Era davanti al tribunale di Amman, dove stava andando per difendersi dall'accusa

Lunedì 26 Settembre 2016
Era davanti al tribunale di Amman, dove stava andando per difendersi dall'accusa di oltraggio alla religione per aver cndiviso su Facebook una vignetta non sua, ritenuta irriguardosa nei confronti dell'Islam. Nahed Hattar, 56 anni, scrittore e giornalista giordano, ieri mattina stava ancora ai piedi della scalinata del palazzo di giustizia quando un uomo armato di pistola, vestito della tunica grigia dei sunniti più conservatori, lo ha colpito a distanza ravvicinata con tre colpi. Uno, fatale, alla testa. Hattar, che era accompagnato da due fratelli e un amico, è stato soccorso, ma è morto nell'ambulanza che lo stava trasportando in ospedale. L'assassino sarebbe stato catturato, proprio dai fratelli di Hattar, che lo hanno inseguito per le strade della capitale della Giordania, bloccato e consegnato alla polizia: è un imam ortodosso di 49 anni, anche lui giordano, predicatore in una moschea nel quartiere più povero di Amman.
Hattar, uomo di sinistra, è uno scrittore che la stampa internazionale definisce «controverso». Perché sostenitore del dittatore siriano Bashar al Assad e perché più volte avrebbe assunto posizioni provocatorie. Ma postando la vignetta - della quale non si conosce l'autore - le sue intenzioni non erano irridere Allah, bensì - come il titolo della stessa vignetta lasciava capire: “Il Dio dell'Isis” - prendere di mira la concezione religiosa dello Stato islamico. E infatti la vignetta raffigurava una divinità servizievole nei confronti di un arrogante Abu Saleh, uno dei capi dell'Isis, ucciso quasi un anno fa da un raid americano e quindi ormai in paradiso.
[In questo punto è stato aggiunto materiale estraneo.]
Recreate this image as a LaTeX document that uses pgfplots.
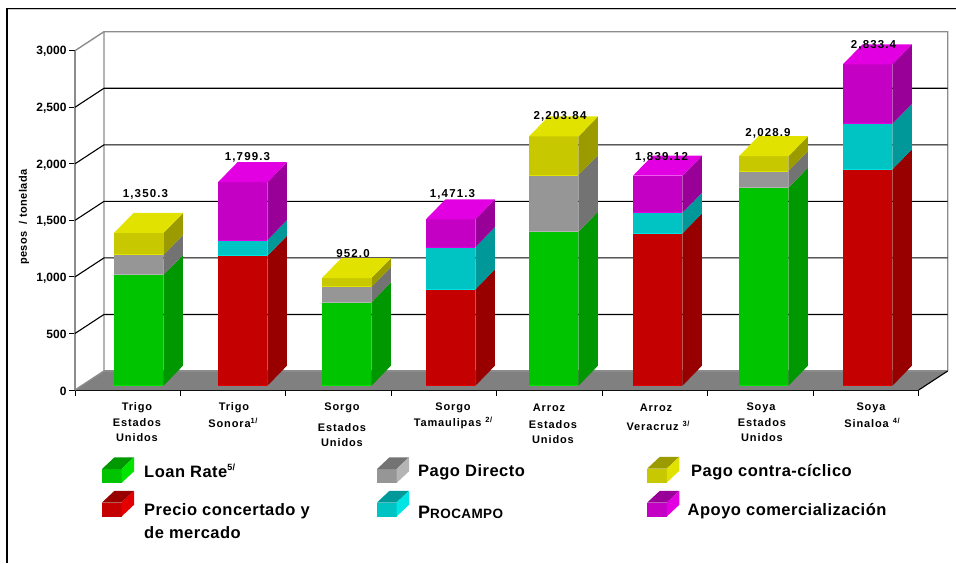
\documentclass[border=0pt]{standalone}
\usepackage{fontspec}
\setmainfont{Liberation Sans}
\usepackage{tikz}
\usepackage{pgfplots}
\pgfplotsset{compat=1.18}

\definecolor{gFront}{RGB}{0,196,0}\definecolor{gSide}{RGB}{0,152,0}\definecolor{gLight}{RGB}{0,228,0}
\definecolor{rFront}{RGB}{196,0,0}\definecolor{rSide}{RGB}{152,0,0}\definecolor{rLight}{RGB}{228,0,0}
\definecolor{dFront}{RGB}{150,150,150}\definecolor{dSide}{RGB}{115,115,115}\definecolor{dLight}{RGB}{180,180,180}
\definecolor{cFront}{RGB}{0,196,196}\definecolor{cSide}{RGB}{0,152,152}\definecolor{cLight}{RGB}{0,228,228}
\definecolor{yFront}{RGB}{200,200,0}\definecolor{ySide}{RGB}{155,155,0}\definecolor{yLight}{RGB}{226,226,0}
\definecolor{mFront}{RGB}{196,0,196}\definecolor{mSide}{RGB}{152,0,152}\definecolor{mLight}{RGB}{226,0,226}
\definecolor{floorgray}{RGB}{128,128,128}
\definecolor{wallgray}{RGB}{140,140,140}

% depth of the walls and of the bars, in axis units
\newcommand{\wx}{0.275}\newcommand{\wy}{168}
\newcommand{\bw}{0.469}\newcommand{\bdx}{0.185}\newcommand{\bdy}{177}\newcommand{\lift}{38}

\newcommand{\gridat}[1]{%
  \pgfmathsetmacro\gy{#1+\wy}%
  \addplot[black,line width=1.1pt] coordinates {(0,#1) (\wx,\gy) (8.275,\gy)};}

\newcommand{\barstart}[1]{\gdef\bx{#1}\gdef\by{0}}
% value, colour prefix
\newcommand{\seg}[2]{%
  \pgfmathsetmacro\xb{\bx+\bw}\pgfmathsetmacro\xc{\bx+\bw+\bdx}%
  \pgfmathsetmacro\ya{\by+\lift}\pgfmathsetmacro\yb{\by+#1+\lift}%
  \pgfmathsetmacro\yc{\ya+\bdy}\pgfmathsetmacro\yd{\yb+\bdy}%
  \addplot[fill=#2Front,draw=none] coordinates {(\bx,\ya) (\xb,\ya) (\xb,\yb) (\bx,\yb)} --cycle;
  \addplot[fill=#2Side,draw=none] coordinates {(\xb,\ya) (\xc,\yc) (\xc,\yd) (\xb,\yb)} --cycle;
  \addplot[#2Light,line width=1pt] coordinates {(\bx,\ya) (\xb,\ya)};
  \pgfmathsetmacro\newy{\by+#1}\global\let\by\newy}
% top face, colour prefix
\newcommand{\bartop}[1]{%
  \pgfmathsetmacro\xb{\bx+\bw}\pgfmathsetmacro\xc{\bx+\bw+\bdx}\pgfmathsetmacro\xd{\bx+\bdx}%
  \pgfmathsetmacro\yb{\by+\lift}\pgfmathsetmacro\yd{\yb+\bdy}%
  \addplot[fill=#1Light,draw=none] coordinates {(\bx,\yb) (\xb,\yb) (\xc,\yd) (\xd,\yd)} --cycle;}

% legend swatch: x, y of the top left of the front face, colour prefix
\newcommand{\swatch}[3]{%
  \fill[#3Front] (#1,#2) rectangle ++(19.5,14);
  \fill[#3Side] (#1,#2) -- ++(12.5,-11.7) -- ++(19.5,0) -- ++(-12.5,11.7) -- cycle;
  \fill[#3Light] (#1+19.5,#2) -- ++(12.5,-11.7) -- ++(0,14) -- ++(-12.5,11.7) -- cycle;}

\newcommand{\lab}{\fontsize{11.5}{13}\selectfont\bfseries\addfontfeature{LetterSpace=10}}
\newcommand{\cat}{\fontsize{11}{13}\selectfont\bfseries\addfontfeature{LetterSpace=8}}
\newcommand{\leg}{\fontsize{16.5}{20}\selectfont\bfseries\addfontfeature{LetterSpace=3}}
\newcommand{\note}[1]{\raisebox{0.4em}{\fontsize{7.5}{8}\selectfont\bfseries #1}}
\newcommand{\legnote}[1]{\raisebox{0.45em}{\fontsize{9}{10}\selectfont\bfseries #1}}

\begin{document}
\begin{tikzpicture}[x=1pt,y=-1pt]
\path[use as bounding box] (0,0) rectangle (956,563);
\draw[black!20,line width=1pt] (7,9.8) -- (956,9.8);
\draw[black,line width=1.1pt] (956,8.5) -- (7,8.5) -- (7,563);

\begin{axis}[
    at={(75pt,-390pt)}, anchor=south west,
    scale only axis,
    width=843.7pt,
    height=339.3pt,
    xmin=0, xmax=8,
    ymin=0, ymax=3000,
    clip=false,
    axis x line=bottom,
    axis y line=left,
    axis line style={-},
    x axis line style={black,line width=1.6pt},
    y axis line style={wallgray,line width=1.4pt},
    xtick={0,1,2,3,4,5,6,7,8},
    xticklabels={},
    ytick={0,500,1000,1500,2000,2500,3000},
    tick align=outside,
    major tick length=6pt,
    tick style={black,line width=1pt},
    /pgf/number format/assume math mode=true,
    /pgf/number format/1000 sep={,},
    yticklabel style={font=\fontsize{12}{14}\selectfont\bfseries,xshift=1pt,yshift=-1pt},
]
% floor and walls
\addplot[fill=floorgray,draw=none] coordinates {(0,0) (0.275,168) (8.275,168) (8,0)} --cycle;
\addplot[wallgray,line width=1.4pt] coordinates {(0,0) (0.275,168) (0.275,3168) (8.275,3168) (8.275,168)};
\addplot[wallgray,line width=1.4pt] coordinates {(0.275,168) (8.275,168)};
\addplot[wallgray,line width=1.4pt] coordinates {(0,3000) (0.275,3168)};
\addplot[black,line width=1.1pt] coordinates {(8,0) (8.275,168)};
\gridat{500}\gridat{1000}\gridat{1500}\gridat{2000}\gridat{2500}

% bars
\barstart{0.370}\seg{979}{g}\seg{177}{d}\seg{194.3}{y}\bartop{y}
\barstart{1.356}\seg{1149}{r}\seg{139}{c}\seg{511.3}{m}\bartop{m}
\barstart{2.342}\seg{737}{g}\seg{136}{d}\seg{79}{y}\bartop{y}
\barstart{3.328}\seg{852}{r}\seg{374}{c}\seg{245.3}{m}\bartop{m}
\barstart{4.305}\seg{1362}{g}\seg{501}{d}\seg{340.84}{y}\bartop{y}
\barstart{5.291}\seg{1347}{r}\seg{183}{c}\seg{327}{m}\bartop{m}
\barstart{6.296}\seg{1751}{g}\seg{147}{d}\seg{130.9}{y}\bartop{y}
\barstart{7.282}\seg{1913}{r}\seg{403}{c}\seg{526}{m}\bartop{m}
\end{axis}

% value labels
\begin{scope}[every node/.append style={yshift=-1pt}]
\node[font=\lab] at (145.5,193) {1,350.3};
\node[font=\lab] at (247.5,156) {1,799.3};
\node[font=\lab] at (353,253) {952.0};
\node[font=\lab] at (452.5,193) {1,471.3};
\node[font=\lab] at (560,115) {2,203.84};
\node[font=\lab] at (661.5,156) {1,839.12};
\node[font=\lab] at (768,132) {2,028.9};
\node[font=\lab] at (873.5,44) {2,833.4};

% categories
\node[font=\cat] at (137,407) {Trigo};
\node[font=\cat] at (137,422) {Estados};
\node[font=\cat] at (137,437) {Unidos};
\node[font=\cat] at (234,407) {Trigo};
\node[font=\cat] at (233,422) {Sonora\note{1/}};
\node[font=\cat] at (342,407) {Sorgo};
\node[font=\cat] at (342,427) {Estados};
\node[font=\cat] at (342,442) {Unidos};
\node[font=\cat] at (453,407) {Sorgo};
\node[font=\cat] at (453,422) {Tamaulipas \note{2/}};
\node[font=\cat] at (549,407) {Arroz};
\node[font=\cat] at (553,424) {Estados};
\node[font=\cat] at (553,439) {Unidos};
\node[font=\cat] at (656,407) {Arroz};
\node[font=\cat] at (658,425) {Veracruz \note{3/}};
\node[font=\cat] at (761,407) {Soya};
\node[font=\cat] at (762,422) {Estados};
\node[font=\cat] at (762,437) {Unidos};
\node[font=\cat] at (871,407) {Soya};
\node[font=\cat] at (872,422) {Sinaloa \note{4/}};
\end{scope}

% axis title
\node[rotate=90,font=\fontsize{11}{12}\selectfont\bfseries\addfontfeature{LetterSpace=4}] at (24,217) {pesos \ / tonelada};

% legend
\swatch{102}{469}{g}
\swatch{102}{502.5}{r}
\swatch{377}{469}{d}
\swatch{377}{502.5}{c}
\swatch{647.3}{468.5}{y}
\swatch{647.3}{502.5}{m}
\node[anchor=west,inner sep=0pt,font=\leg] at (144,471) {Loan Rate\legnote{5/}};
\node[anchor=west,inner sep=0pt,font=\leg] at (144,511.5) {Precio concertado y};
\node[anchor=west,inner sep=0pt,font=\leg] at (144,532.5) {de mercado};
\node[anchor=west,inner sep=0pt,font=\leg] at (418,472.5) {Pago Directo};
\node[anchor=west,inner sep=0pt,font=\leg] at (418,512) {\fontsize{18}{20}\selectfont P\fontsize{13.5}{20}\selectfont ROCAMPO};
\node[anchor=west,inner sep=0pt,font=\leg] at (691,472.5) {Pago contra-cíclico};
\node[anchor=west,inner sep=0pt,font=\leg] at (687.5,511.5) {Apoyo comercialización};
\end{tikzpicture}
\end{document}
La vignetta era stata semplicemente condivisa su Facebook, e questo gesto così frequente nel mondo per la prima volta viene punito con la morte. Molti musulmani si erano ritenuti offesi, e in Giordania (dove la religione islamica è religione di Stato) la questione è diventata un problema anche politico. Il 12 agosto Hattar ha postato la vignetta, il giorno stesso è stato spiccato nei suoi confronti un mandato di cattura; il giorno dopo si è presentato lui stesso alla polizia, e arrestato per essere poi rinviato a giudizio e rilasciato in attesa del processo. Accusato di oltraggio alla religione, ma anche di razzismo e settarismo. La Giordania è una monarchia (e il precedente re Hussein era stato accusato da Hattar di averlo perseguitato per le sue opere) ma la famiglia dello scrittore, in un comunicato dopo la sua morte, ha apertamente indicato come responsabile morale il primo ministro giordano, Hani al Mulki. Questo perché il governo - è la tesi della famiglia - non ha fatto nulla per difenderlo, nonostante molti fanatici avessero scritto sui social media chiedendo il linciaggio di Hattar. Lo scrittore era stato definito «cristiano» dai suoi oppositori, e la sua replica era stata secca: «Non sono credente». Aveva aggiunto, sempre sulla bacheca di Facebook, di voler rispettare «i fedeli che non comprendono la satira dietro la vignetta». Ma allo stesso tempo aveva accusato i suoi avversari politici di usare questa vicenda come pretesto per colpirlo. In questo scenario eufemisticamente complicato, i Fratelli musulmani, primo partito in Giordania, avevano chiesto leggi esemplari contro chi colpisce l'unità nazionale come secondo loro aveva fatto Hattar. Il quale veniva nel frattempo abbandonato dal suo legale di sempre, l'avvocato Faisal al Batayneh, che lo aveva difeso nei tanti processi di opinione. Questi, pur definendo le nuove accuse deboli e destinate a cadere, aveva rinunciato all'incarico per dichiarate ragioni religiose.
Ora il governo della Giordania parla di «crimine atroce» e promette di agire con «pugno di ferro» contro chi proverà a speculare su questa vicenda per dividere il Paese. Il timore è di un inferno che finora è rimasto appena fuori dai confini.